State machines part eleven
These were my first rambling thoughts about workflow from June of 2002. (Maybe I should call this "part zero". :-) I haven't looked at Commons workflow nor Turbine's pipeline since then. The code has probably diverged from my UML diagrams.
A summary of what I've learned over the past couple years of working on PlanetCAD's workflow and paying attention to other options.
I think there are several different things that get described as "workflow". I think of them as different use cases for a general workflow engine.
- There's the wizard interface that organizes a complex form into multiple steps (or pages, or screens, or whatever). This is what commons-workflow is primarily about.
- There's the business process automation where a purchase order must have quotes from three different suppliers, reviewed by someone in management, further reviewed by someone in purchasing, and finally the PO is cut and delivered to the winning supplier.
- Complex processing of data without human intervention. The stuff we're doing at PlanetCAD is automating the preparation, processing, and delivery of engineering data between manufacturers and their suppliers. I like to describe this as a distributed batch processing system. A sysadmin sets up the scripts that will be used for processing. When an end user sends a collection of engineering files to another user, the destination user's profile determines which of the scripts get used for processing. The scripts are run without human intervention by a collection of job servers. A workflow state machine manages the processing of the script.
As you might guess from the rest of the entries in this series, I now see applications for workflow everywhere.
Clearly, some workflow systems would be a natural combination of these things. I think that Jason's use case of the lifecycle of a book will probably be a combination of 2 and 3. In fact, we have a couple cases where our automated workflow pauses to wait for a human to approve what's been done so far. We started with 3 and are adding elements of 2 as they are requested. I'm not as interested in 1, but I've seen some discussion on the commons lists about using commons workflow for some of these other kinds of workflow, so I have been including it in my thinking.
The original audience for whom I wrote this knew what I meant by "Jason's use case." For the rest of you, Jason van Zyl described the process a book goes through in editing and production -- something important for tambora.
Commons Workflow (figure 1):
An Activity (or wizard) is a collection of steps. There's a composite called Block that allows steps to be arbitrarily nested. Blocks are also used to model 'if', 'for', and 'where' type operations. There's some plans to add a Process which is a collection of Activities. The existing code handles wizards. 'Process' would be needed to add support for workflows between people (type 2) or workflows between systems (type 3). A Context is provided at runtime as processing flows through a defined Activity. Decisions through the workflow are made based on objects in the Context.
Turbine's Pipeline (figure 2):
Looks pretty similar to Commons Workflow, though a little more simple. A Pipeline is a collection of valves. The pipeline is defined with an XML file not unlike the default means of configuring Steps in an Activity in Workflow. At runtime RunData and ValveContext are provided as processing flows through the Pipeline. There's no composite patter like the Workflow Block, but the rest is pretty similar.
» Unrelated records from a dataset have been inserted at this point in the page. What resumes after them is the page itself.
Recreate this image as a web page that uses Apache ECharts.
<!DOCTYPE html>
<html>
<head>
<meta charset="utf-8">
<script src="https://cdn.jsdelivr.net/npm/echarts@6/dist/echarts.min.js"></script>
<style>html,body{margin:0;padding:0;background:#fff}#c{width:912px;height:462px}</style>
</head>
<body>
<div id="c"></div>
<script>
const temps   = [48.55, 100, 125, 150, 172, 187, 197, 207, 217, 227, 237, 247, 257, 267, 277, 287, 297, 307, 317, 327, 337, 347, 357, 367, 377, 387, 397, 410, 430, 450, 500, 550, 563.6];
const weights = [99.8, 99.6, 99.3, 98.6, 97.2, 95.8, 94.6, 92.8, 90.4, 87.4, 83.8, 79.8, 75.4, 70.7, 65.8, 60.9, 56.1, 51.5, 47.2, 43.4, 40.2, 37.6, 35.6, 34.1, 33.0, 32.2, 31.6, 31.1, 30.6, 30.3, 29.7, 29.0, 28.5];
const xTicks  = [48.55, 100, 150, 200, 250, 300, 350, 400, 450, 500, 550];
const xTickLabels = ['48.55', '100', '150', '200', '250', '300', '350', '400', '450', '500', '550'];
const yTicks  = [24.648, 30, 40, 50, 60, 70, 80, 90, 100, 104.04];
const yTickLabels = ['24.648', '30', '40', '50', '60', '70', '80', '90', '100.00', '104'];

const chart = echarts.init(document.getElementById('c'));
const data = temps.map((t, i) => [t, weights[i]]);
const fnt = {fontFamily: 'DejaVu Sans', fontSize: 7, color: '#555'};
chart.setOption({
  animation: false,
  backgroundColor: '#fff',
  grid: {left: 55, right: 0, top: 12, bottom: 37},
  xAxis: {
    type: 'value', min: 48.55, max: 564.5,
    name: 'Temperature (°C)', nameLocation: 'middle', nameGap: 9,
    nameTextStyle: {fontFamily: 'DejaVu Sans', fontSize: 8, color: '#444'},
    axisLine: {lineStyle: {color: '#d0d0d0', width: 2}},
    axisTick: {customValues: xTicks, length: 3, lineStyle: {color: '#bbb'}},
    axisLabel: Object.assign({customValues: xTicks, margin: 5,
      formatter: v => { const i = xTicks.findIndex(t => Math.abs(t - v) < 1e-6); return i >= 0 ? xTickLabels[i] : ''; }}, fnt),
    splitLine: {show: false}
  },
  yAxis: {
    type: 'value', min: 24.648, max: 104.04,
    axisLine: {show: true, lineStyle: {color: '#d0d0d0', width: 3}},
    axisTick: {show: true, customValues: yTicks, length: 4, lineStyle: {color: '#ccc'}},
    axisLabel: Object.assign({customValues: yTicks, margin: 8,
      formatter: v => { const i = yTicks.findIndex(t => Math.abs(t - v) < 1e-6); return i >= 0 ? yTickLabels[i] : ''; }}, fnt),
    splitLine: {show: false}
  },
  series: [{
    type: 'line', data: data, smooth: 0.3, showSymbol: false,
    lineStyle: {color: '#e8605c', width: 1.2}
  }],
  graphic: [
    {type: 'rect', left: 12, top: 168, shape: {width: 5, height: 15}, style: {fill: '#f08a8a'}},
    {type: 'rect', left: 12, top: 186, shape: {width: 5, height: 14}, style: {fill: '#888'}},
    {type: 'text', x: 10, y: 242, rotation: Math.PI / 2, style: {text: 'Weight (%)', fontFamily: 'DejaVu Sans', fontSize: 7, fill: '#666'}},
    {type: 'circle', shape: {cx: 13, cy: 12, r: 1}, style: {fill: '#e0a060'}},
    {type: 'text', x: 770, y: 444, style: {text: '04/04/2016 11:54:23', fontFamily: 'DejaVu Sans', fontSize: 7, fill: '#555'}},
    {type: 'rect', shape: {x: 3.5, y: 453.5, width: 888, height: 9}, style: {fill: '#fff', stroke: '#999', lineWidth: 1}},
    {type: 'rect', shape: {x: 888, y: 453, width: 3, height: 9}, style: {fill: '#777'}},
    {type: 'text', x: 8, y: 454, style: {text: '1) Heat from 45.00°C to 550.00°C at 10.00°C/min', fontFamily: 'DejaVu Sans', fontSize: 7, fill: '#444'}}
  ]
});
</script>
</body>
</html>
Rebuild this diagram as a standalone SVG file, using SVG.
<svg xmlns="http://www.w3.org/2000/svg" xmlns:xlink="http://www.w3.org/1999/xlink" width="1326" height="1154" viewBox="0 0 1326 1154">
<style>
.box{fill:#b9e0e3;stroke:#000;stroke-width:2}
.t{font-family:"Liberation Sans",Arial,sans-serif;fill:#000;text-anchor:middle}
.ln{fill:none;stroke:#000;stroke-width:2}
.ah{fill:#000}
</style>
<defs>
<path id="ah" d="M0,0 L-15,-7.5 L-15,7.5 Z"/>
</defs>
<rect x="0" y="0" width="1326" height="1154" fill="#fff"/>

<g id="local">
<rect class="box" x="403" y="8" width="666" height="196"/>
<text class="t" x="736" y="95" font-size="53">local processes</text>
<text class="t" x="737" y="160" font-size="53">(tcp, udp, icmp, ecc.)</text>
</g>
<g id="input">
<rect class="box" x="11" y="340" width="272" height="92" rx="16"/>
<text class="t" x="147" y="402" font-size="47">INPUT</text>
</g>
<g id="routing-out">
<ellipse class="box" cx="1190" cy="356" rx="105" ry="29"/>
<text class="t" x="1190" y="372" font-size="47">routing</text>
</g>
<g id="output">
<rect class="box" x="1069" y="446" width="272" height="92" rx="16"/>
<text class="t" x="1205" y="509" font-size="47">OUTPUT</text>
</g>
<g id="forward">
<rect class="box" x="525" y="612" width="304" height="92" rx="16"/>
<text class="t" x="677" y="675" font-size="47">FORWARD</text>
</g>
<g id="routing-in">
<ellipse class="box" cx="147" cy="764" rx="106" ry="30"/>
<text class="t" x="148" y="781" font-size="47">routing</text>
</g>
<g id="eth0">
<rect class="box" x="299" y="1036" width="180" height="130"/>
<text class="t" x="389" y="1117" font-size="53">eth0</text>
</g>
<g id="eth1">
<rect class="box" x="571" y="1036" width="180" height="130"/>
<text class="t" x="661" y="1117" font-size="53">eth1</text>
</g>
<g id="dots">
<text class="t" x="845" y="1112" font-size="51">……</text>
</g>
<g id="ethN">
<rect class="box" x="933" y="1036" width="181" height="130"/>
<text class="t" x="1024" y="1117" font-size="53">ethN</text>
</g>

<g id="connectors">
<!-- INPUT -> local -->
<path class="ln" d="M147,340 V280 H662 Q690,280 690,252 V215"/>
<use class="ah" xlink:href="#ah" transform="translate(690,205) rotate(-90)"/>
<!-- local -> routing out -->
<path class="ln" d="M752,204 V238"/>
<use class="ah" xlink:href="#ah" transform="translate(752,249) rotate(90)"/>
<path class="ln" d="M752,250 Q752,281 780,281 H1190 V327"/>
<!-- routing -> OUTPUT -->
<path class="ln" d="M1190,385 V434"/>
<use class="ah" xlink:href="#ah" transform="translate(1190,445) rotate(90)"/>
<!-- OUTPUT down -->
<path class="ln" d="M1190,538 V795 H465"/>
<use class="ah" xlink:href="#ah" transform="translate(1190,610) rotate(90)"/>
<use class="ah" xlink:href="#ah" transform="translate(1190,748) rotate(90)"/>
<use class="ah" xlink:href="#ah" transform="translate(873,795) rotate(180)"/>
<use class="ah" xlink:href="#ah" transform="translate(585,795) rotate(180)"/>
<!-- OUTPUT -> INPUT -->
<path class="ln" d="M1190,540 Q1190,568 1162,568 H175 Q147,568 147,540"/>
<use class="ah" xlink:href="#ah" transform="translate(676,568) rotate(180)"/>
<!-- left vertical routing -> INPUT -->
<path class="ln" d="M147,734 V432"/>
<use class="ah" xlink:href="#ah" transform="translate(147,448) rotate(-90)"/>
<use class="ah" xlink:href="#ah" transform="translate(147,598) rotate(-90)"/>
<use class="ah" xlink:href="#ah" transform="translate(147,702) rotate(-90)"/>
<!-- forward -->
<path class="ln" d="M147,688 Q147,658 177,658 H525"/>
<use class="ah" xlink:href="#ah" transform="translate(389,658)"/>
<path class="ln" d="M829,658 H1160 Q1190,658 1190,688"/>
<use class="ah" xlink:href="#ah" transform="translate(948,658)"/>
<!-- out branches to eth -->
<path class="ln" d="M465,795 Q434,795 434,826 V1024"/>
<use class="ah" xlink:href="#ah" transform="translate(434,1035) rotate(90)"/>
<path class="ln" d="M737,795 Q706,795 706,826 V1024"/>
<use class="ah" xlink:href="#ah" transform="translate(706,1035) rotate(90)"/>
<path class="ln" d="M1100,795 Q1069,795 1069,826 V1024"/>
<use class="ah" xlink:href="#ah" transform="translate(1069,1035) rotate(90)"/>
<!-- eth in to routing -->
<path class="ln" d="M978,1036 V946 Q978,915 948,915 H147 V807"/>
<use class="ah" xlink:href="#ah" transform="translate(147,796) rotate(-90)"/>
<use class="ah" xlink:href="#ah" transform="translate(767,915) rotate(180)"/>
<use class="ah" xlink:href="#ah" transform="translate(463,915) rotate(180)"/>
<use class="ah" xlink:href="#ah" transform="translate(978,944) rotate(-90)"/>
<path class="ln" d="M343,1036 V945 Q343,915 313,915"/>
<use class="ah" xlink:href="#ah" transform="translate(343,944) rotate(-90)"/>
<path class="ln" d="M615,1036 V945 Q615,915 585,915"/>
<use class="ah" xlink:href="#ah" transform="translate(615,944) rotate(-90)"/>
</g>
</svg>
State design pattern (figure 3):
I think this turns the Pipeline model inside out. Instead of having a context and moving it through a pipeline, client code talks to the context and it changes states through subsequent calls. Context is the object that client code talks to and the behavior of that Context changes as the state of the Context changes. PlanetCAD's workflow uses a State pattern. It's worked pretty well for us but it seems to invite some coupling between the State objects and the Context. And we're also seeing some proliferation of pretty similar states.
The asynchronous nature of a business process workflow (type 2 above) invites some thinking about making the workflow event driven, which is what I've been doing for the past several weeks. In this case the individual Steps or Valves or States would be decoupled and made independent. Then the workflow would be a network of listeners that trigger a particular processing step including access to contextual info in the invocation. When processing completes an event would be fired to indicate its completion and some other step could be listening for that event. You could still use an XML descriptor to define the network of listeners and the rules that govern different paths through the network. But I think making the steps more loosely coupled opens the opportunity to change the workflow at runtime. That would allow ad-hoc workflows to be created, or existing workflows to be changed on the fly to handle exceptions in the standard process.
I also like the potential for letting completely different systems trigger events in the network. I haven't quite gotten my head around this one yet, which is why I haven't included an illustration. Seems like the same sort of mental transition to event driving programming and GUIs. The elements start to look like they aren't doing enough, but the effect of a whole bunch of them orchestrated by the user makes cool things happen. In the workflow stuff I'm working on, it pushes a lot of the magic into how the network of listeners is organized how the rules in the network interact with one another to control flow through the network.
These decoupled states waiting for asynchronous events could even be web services in a pipeline, if you accept my theory that a pipeline is just an inside-out workflow. I still think there are interesting parallels between the asynchronous event-driven processing of GUI applications and similar asynchronous event-driven processing in Service Oriented Architectures. I don't think its any coincidence that SOAs and pipelines are getting some buzz these days. Finally, I'm still interested in a workflow engine supporting ad-hoc workflows.